● REQUIREMENTS
Extract the first line of the entries below and every line after it up to the one containing "var yTitle = 'Expected Cum Prob';", both kept. Pictures are excluded.

● INFORMATION PROVIDED
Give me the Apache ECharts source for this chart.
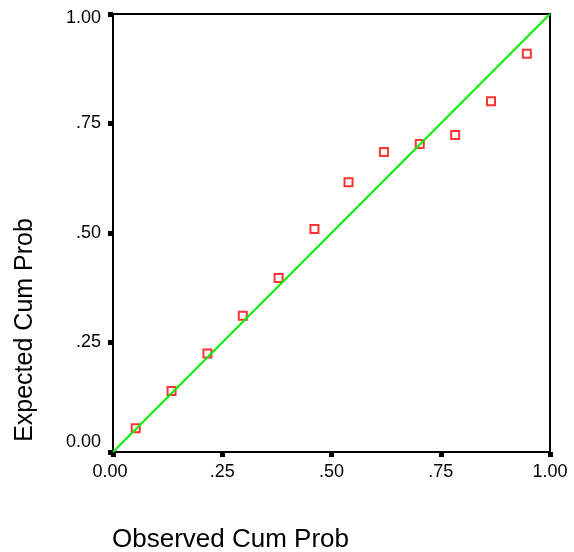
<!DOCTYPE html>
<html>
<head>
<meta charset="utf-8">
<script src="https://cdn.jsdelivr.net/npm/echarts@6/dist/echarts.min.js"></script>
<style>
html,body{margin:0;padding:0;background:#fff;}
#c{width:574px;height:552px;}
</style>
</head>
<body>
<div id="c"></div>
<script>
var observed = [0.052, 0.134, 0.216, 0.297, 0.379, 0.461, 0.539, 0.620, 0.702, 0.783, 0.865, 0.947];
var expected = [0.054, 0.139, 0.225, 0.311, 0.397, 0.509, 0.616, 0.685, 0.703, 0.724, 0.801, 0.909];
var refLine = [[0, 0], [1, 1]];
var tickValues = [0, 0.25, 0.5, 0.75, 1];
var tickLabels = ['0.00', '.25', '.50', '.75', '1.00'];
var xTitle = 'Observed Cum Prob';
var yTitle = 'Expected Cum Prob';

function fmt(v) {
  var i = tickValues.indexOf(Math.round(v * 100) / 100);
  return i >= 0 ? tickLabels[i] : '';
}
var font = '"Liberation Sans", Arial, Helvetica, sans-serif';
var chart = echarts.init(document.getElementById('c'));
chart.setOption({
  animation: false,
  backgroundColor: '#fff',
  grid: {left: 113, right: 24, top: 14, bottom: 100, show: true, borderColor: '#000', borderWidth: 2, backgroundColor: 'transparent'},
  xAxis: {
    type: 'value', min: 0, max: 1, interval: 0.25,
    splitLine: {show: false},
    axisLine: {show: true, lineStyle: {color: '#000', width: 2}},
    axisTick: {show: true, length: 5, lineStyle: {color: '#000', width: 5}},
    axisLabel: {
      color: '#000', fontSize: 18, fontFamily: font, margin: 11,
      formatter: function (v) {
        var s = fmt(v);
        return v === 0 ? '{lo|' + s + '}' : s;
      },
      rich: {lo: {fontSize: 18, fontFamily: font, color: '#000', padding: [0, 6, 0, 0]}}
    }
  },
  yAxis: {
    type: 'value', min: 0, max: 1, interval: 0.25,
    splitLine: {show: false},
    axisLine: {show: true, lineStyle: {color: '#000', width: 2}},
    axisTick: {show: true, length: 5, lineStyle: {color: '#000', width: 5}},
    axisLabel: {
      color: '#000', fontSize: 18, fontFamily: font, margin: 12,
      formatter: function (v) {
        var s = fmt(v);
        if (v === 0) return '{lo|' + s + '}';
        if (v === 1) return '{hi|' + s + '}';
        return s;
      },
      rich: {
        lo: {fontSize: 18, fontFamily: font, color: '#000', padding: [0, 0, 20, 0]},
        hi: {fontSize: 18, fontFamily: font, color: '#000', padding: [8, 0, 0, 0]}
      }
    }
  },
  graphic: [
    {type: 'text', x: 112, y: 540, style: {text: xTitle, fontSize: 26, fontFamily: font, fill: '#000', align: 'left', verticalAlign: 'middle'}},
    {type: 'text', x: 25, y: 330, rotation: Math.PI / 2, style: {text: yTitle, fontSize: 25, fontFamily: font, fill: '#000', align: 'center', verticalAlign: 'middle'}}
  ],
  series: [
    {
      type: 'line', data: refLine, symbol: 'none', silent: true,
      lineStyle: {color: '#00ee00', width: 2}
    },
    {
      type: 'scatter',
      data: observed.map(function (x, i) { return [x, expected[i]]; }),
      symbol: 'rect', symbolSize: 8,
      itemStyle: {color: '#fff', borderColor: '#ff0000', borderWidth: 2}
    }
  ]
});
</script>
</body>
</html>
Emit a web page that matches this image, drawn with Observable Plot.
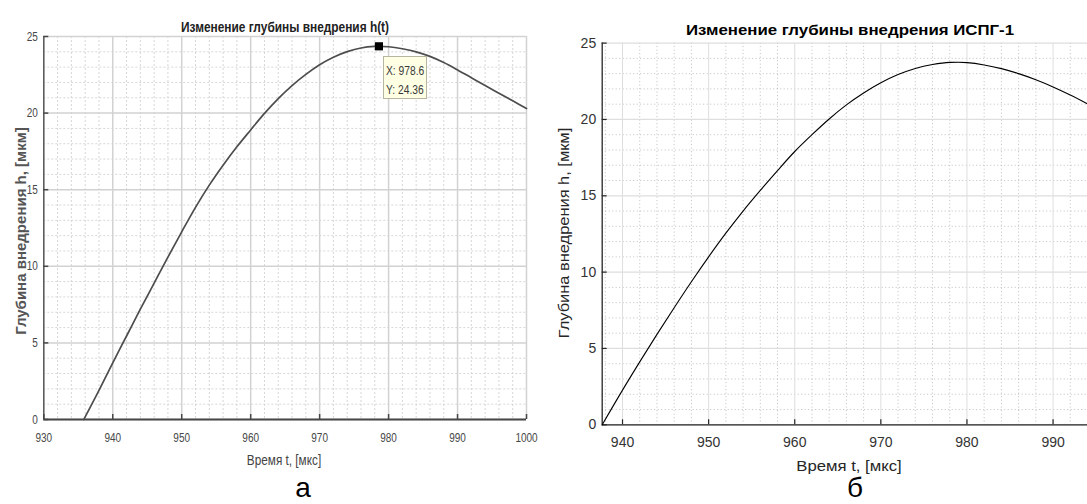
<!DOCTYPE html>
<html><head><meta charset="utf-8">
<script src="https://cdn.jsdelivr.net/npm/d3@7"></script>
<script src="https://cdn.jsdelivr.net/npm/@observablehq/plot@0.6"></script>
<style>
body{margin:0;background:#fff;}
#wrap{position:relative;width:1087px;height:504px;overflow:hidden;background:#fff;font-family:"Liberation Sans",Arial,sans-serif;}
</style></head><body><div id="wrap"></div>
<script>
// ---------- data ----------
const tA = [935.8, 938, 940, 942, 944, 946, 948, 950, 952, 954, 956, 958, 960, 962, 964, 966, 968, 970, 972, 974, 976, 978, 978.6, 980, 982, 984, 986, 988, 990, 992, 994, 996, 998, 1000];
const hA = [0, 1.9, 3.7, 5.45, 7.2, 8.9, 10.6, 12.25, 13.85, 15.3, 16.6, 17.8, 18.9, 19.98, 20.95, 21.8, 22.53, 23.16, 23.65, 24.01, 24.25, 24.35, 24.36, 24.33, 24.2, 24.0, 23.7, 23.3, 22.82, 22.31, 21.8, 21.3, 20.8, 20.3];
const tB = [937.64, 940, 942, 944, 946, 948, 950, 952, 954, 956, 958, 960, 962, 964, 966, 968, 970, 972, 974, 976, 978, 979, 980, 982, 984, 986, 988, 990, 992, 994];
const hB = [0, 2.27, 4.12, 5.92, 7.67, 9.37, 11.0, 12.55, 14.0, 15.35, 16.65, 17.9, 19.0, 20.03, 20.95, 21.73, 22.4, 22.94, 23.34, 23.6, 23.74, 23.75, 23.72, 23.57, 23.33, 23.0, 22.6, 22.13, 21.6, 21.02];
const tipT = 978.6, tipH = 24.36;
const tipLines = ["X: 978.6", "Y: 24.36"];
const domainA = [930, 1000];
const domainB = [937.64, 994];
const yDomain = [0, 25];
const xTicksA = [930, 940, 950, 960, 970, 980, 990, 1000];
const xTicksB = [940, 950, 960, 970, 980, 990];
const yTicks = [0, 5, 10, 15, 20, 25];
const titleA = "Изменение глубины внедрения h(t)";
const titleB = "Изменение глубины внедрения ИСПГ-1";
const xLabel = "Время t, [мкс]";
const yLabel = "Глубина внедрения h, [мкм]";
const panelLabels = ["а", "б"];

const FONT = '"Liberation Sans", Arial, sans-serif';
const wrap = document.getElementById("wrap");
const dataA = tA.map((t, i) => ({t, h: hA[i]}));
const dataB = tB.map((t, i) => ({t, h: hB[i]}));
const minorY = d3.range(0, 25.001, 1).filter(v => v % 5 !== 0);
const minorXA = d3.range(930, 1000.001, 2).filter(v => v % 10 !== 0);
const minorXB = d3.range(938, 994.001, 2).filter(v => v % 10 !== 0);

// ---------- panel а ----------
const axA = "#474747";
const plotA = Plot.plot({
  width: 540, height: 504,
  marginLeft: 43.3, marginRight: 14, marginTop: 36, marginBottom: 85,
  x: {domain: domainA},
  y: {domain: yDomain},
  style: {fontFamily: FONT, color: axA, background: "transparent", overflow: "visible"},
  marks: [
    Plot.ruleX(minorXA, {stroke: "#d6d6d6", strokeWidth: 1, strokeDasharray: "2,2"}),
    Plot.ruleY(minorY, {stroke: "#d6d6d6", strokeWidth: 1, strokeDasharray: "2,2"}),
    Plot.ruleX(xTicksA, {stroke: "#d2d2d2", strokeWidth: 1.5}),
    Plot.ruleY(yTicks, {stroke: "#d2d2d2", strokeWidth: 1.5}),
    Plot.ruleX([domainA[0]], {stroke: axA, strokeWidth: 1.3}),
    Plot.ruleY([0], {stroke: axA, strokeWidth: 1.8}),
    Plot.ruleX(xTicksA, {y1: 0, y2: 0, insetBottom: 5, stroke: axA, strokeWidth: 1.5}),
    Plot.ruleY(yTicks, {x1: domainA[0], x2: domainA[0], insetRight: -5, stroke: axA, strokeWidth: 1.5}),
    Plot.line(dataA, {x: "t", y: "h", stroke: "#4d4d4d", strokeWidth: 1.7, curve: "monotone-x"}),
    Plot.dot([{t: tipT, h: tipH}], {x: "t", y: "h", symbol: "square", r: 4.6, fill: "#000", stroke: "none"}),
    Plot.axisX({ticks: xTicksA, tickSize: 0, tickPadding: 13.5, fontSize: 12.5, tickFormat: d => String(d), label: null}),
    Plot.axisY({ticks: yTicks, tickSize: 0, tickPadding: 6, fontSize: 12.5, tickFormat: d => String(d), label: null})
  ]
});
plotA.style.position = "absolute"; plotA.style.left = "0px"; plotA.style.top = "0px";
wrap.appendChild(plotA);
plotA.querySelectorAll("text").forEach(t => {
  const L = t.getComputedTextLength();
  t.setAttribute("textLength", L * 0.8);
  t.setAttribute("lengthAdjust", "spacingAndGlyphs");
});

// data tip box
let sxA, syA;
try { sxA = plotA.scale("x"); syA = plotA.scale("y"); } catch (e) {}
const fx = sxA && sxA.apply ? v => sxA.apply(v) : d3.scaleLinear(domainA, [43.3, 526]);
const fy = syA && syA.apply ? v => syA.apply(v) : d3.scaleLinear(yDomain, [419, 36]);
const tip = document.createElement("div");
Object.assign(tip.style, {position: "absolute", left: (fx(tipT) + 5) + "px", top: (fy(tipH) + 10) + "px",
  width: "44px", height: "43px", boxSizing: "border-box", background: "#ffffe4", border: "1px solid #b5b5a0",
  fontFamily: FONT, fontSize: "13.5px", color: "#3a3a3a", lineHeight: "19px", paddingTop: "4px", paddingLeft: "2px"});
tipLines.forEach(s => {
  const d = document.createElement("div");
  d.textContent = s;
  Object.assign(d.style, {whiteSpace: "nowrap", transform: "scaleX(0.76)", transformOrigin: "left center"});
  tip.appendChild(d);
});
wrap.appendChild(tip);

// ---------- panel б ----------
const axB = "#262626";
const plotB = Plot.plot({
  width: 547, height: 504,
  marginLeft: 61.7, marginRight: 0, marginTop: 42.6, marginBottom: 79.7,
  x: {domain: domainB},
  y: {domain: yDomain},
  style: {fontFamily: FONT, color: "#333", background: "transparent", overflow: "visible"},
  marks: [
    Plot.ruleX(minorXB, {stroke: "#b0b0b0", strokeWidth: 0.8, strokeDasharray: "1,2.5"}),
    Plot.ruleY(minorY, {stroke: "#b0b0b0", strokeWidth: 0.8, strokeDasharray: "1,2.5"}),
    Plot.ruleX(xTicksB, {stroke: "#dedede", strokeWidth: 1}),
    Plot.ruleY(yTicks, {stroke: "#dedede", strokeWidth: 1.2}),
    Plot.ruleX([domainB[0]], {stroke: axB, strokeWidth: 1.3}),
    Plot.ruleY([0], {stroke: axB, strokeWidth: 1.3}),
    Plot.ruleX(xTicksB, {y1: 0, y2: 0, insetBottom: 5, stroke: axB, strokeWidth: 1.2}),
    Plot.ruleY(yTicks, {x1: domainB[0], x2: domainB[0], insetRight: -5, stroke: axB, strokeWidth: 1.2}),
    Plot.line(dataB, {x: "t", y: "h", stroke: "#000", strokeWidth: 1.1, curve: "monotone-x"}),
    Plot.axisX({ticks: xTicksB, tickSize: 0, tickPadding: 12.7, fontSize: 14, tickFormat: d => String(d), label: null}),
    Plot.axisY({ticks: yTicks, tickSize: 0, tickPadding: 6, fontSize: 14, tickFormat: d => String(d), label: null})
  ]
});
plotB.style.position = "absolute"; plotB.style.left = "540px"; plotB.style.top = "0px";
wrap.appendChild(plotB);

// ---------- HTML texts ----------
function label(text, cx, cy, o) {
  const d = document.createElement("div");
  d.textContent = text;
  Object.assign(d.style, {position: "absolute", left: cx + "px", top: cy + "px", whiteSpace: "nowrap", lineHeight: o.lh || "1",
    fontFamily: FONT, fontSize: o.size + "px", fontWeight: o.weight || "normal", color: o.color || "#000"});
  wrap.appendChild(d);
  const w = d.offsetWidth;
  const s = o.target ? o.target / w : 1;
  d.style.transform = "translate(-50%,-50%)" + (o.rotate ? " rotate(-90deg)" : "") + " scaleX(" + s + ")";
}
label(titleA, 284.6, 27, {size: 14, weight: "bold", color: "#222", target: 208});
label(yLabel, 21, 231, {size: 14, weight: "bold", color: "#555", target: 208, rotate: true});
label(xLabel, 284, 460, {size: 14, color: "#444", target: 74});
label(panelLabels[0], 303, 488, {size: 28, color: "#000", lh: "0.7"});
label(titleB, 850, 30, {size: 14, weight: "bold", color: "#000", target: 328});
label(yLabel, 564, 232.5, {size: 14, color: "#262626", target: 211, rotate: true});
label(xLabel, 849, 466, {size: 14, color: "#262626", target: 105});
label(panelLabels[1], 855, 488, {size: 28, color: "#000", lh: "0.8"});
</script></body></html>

● ANSWER TO THE TASK
Give me the Apache ECharts source for this chart.
<!DOCTYPE html>
<html>
<head>
<meta charset="utf-8">
<script src="https://cdn.jsdelivr.net/npm/echarts@6/dist/echarts.min.js"></script>
<style>
html,body{margin:0;padding:0;background:#fff;}
#c{width:574px;height:552px;}
</style>
</head>
<body>
<div id="c"></div>
<script>
var observed = [0.052, 0.134, 0.216, 0.297, 0.379, 0.461, 0.539, 0.620, 0.702, 0.783, 0.865, 0.947];
var expected = [0.054, 0.139, 0.225, 0.311, 0.397, 0.509, 0.616, 0.685, 0.703, 0.724, 0.801, 0.909];
var refLine = [[0, 0], [1, 1]];
var tickValues = [0, 0.25, 0.5, 0.75, 1];
var tickLabels = ['0.00', '.25', '.50', '.75', '1.00'];
var xTitle = 'Observed Cum Prob';
var yTitle = 'Expected Cum Prob';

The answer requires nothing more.